Home » Polygon (MATIC) acquires startup Mir Protocol for $400 million

Polygon (MATIC) acquires startup Mir Protocol for $400 million

by Patricia

Polygon (formerly Matic Network) continues its work to reduce the load supported by the Ethereum blockchain. This time, the project has announced the acquisition of Mir Protocol, a second-layer Zero-Knowledge Rollups solution, for a total of $400 million.

Polygon acquires Mir Protocol

Polygon (MATIC), the popular scaling solution for the Ethereum blockchain, has acquired Mir Protocol, a solution based on Zero-Knowledge Rollups (ZK Rollups).

The total purchase price is $400 million, of which $100 million will be paid in USDC and the rest in MATIC, or 190 million tokens.
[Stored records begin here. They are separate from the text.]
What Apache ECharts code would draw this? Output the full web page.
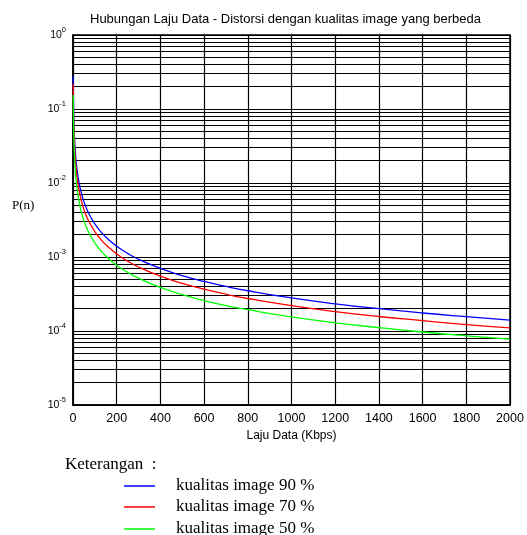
<!DOCTYPE html>
<html><head><meta charset="utf-8">
<script src="https://cdn.jsdelivr.net/npm/echarts@6/dist/echarts.min.js"></script>
<style>html,body{margin:0;padding:0;background:#fff}#c{width:527px;height:535px}</style>
</head><body><div id="c"></div>
<script>
const xValues = [1, 3, 6, 10, 15, 20, 30, 40, 50, 70, 100, 130, 160, 200, 250, 300, 400, 500, 600, 700, 800, 1000, 1200, 1400, 1600, 1800, 2000];
const q90 = [0.28, 0.0933, 0.0467, 0.028, 0.0187, 0.014, 0.00933, 0.007, 0.0056, 0.004, 0.0028, 0.00215, 0.00175, 0.0014, 0.00112, 0.000933, 0.0007, 0.00056, 0.000467, 0.0004, 0.00035, 0.00028, 0.000233, 0.0002, 0.000175, 0.000156, 0.00014];
const q70 = [0.22, 0.0733, 0.0367, 0.022, 0.0147, 0.011, 0.00733, 0.0055, 0.0044, 0.00314, 0.0022, 0.00169, 0.00138, 0.0011, 0.00088, 0.000733, 0.00055, 0.00044, 0.000367, 0.000314, 0.000275, 0.00022, 0.000183, 0.000157, 0.000138, 0.000122, 0.00011];
const q50 = [0.155, 0.0517, 0.0258, 0.0155, 0.0103, 0.00775, 0.00517, 0.00388, 0.0031, 0.00221, 0.00155, 0.00119, 0.00097, 0.000775, 0.00062, 0.000517, 0.000388, 0.00031, 0.000258, 0.000221, 0.000194, 0.000155, 0.000129, 0.000111, 0.0000969, 0.0000861, 0.0000775];
const seriesNames = ['kualitas image 90 %', 'kualitas image 70 %', 'kualitas image 50 %'];
const seriesColors = ['#0000ff', '#ff0000', '#00ff00'];
const titleText = 'Hubungan Laju Data - Distorsi dengan kualitas image yang berbeda';
const xName = 'Laju Data (Kbps)';
const yName = 'P(n)';
const legendTitle = 'Keterangan  :';

const minorLines = [];
for (let d = -5; d < 0; d++) for (let k = 2; k <= 9; k++) minorLines.push({ yAxis: k * Math.pow(10, d) });

const chart = echarts.init(document.getElementById('c'), null, { renderer: 'canvas' });
const mk = (arr) => xValues.map((x, i) => [x, arr[i]]);
const allData = [q90, q70, q50];
const series = allData.map((arr, i) => ({
  name: seriesNames[i], type: 'line', data: mk(arr), showSymbol: false,
  smooth: 0.5,
  lineStyle: { color: seriesColors[i], width: 1.3 }, itemStyle: { color: seriesColors[i] }, z: 20
}));
series.unshift({
  type: 'line', data: [], silent: true, z: 1,
  markLine: { silent: true, symbol: 'none', label: { show: false }, z: 1, precision: 12,
    lineStyle: { color: '#000', width: 1.2, type: 'solid' }, data: minorLines, animation: false }
});
const legendRowTops = [476, 497, 519];
const legends = seriesNames.map((n, i) => ({
  data: [n], orient: 'vertical', left: 124, top: legendRowTops[i], padding: 0, icon: 'rect', itemWidth: 31, itemHeight: 1.5,
  textStyle: { fontFamily: 'Liberation Serif', fontSize: 17, color: '#000', lineHeight: 20, padding: [0, 0, 0, 16] }
}));
chart.setOption({
  animation: false,
  title: { text: titleText, left: 90, top: 13, padding: 0, textStyle: { fontFamily: 'Liberation Sans', fontSize: 13, fontWeight: 'normal', color: '#000' } },
  grid: { left: 73, right: 17, top: 35, bottom: 130, show: true, borderColor: '#000', borderWidth: 1.5 },
  legend: legends,
  xAxis: {
    type: 'value', min: 0, max: 2000, interval: 200,
    name: xName, nameLocation: 'middle', nameGap: 25,
    nameTextStyle: { fontFamily: 'Liberation Sans', fontSize: 12, color: '#000' },
    axisLine: { lineStyle: { color: '#000', width: 1.5 } }, axisTick: { show: false },
    axisLabel: { fontFamily: 'Liberation Sans', fontSize: 12.5, color: '#000', margin: 7, formatter: (v) => String(v) },
    splitLine: { show: true, lineStyle: { color: '#000', width: 1.2 } }
  },
  yAxis: {
    type: 'log', logBase: 10, min: 1e-5, max: 1,
    axisLine: { show: true, lineStyle: { color: '#000', width: 1.5 } }, axisTick: { show: false },
    axisLabel: {
      margin: 7, color: '#000',
      formatter: (v) => '{b|10}{s|' + Math.round(Math.log10(v)) + '}',
      rich: { b: { fontFamily: 'Liberation Sans', fontSize: 10.5, color: '#000' },
              s: { fontFamily: 'Liberation Sans', fontSize: 7.5, color: '#000', padding: [0, 0, 10, 0] } }
    },
    splitLine: { show: true, lineStyle: { color: '#000', width: 1.2 } }
  },
  graphic: [
    { type: 'text', left: 12, top: 199, style: { text: yName, font: '13px "Liberation Serif"', fill: '#000' } },
    { type: 'text', left: 65, top: 456, style: { text: legendTitle, font: '17px "Liberation Serif"', fill: '#000' } }
  ],
  series: series
});
</script></body></html>
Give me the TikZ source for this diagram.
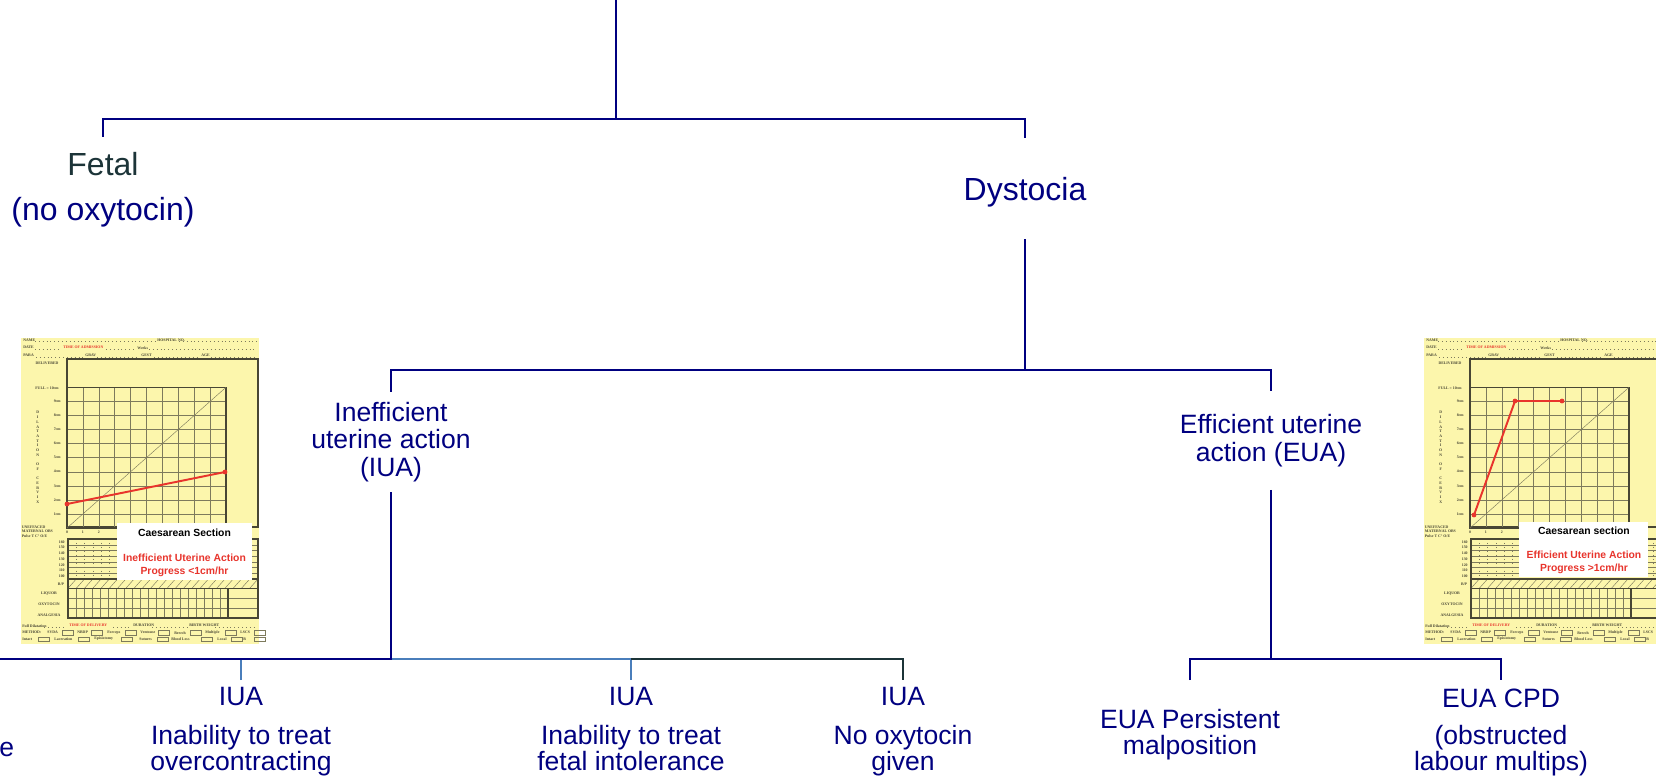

The Mir Protocol acquisition is part of Polygon’s ambitious plan to spend $1 billion, or a significant portion of its cash flow, on research into these ZK Rollups solutions.

In a press release last August, Polygon announced that it was looking to acquire world-class start-ups innovating in the ZK Rollups sector. The first of these was Hermez Network, for $250 million.

Just as Hermez renamed itself Polygon Hermez, Mir Protocol will be integrated into the Polygon ecosystem as Polygon Zero. According to Polygon co-founder Mihailo Bjelic, Polygon Zero is expected to be operational during 2022.

Along with eight other colleagues, the two co-founders of Mir will join the Polygon team as part of the deal.

Ecosystem of second layer solutions deployed by Polygon (Source: Polygon Twitter)

Ecosystem of second layer solutions deployed by Polygon (Source: Polygon Twitter)

ZK-Rollups to the rescue of Ethereum

We all know the problems that the Ethereum blockchain is currently facing: drastic increase in the number of users and smart contracts deployed which leads to congestion and disproportionate gas costs.

Faced with this, Vitalik Buterin himself is pushing for the democratisation of second-layer solutions that shift some of the load off the main network in order to lighten it.

Among the solutions that are popular are rollups. In a very simple way, they allow a multitude of transactions to be processed on a second layer external to Ethereum, before agglomerating them and recording them at once on the blockchain.

They have a smart contract on the Ethereum blockchain on which they publish only the important information of the rollup. This reduces the space used and the associated gas costs.

Mir is an Ethereum scaling protocol based on ZK rollup technology. It inherits the properties of rollups, but also of Zero-Knowledge Proof (ZKP).

As data protection becomes a crucial issue in our society, ZKP protocols are attracting more and more attention. ZKP protocols allow us to prove that a piece of information is true without having to reveal the information about it. In other words, they can give people back control over the data they share about their identity.

That said, the main difficulty with Zero-Knowledge Proof technology is that every situation is a special case, and to solve it there are several possible solutions and paths.

In this case, according to Polygon, the Mir protocol has designed “the most advanced and fastest Zero-Knowledge Proof technology”. In other words, in every situation, Mir generates proofs faster and even checks more transactions in a proof.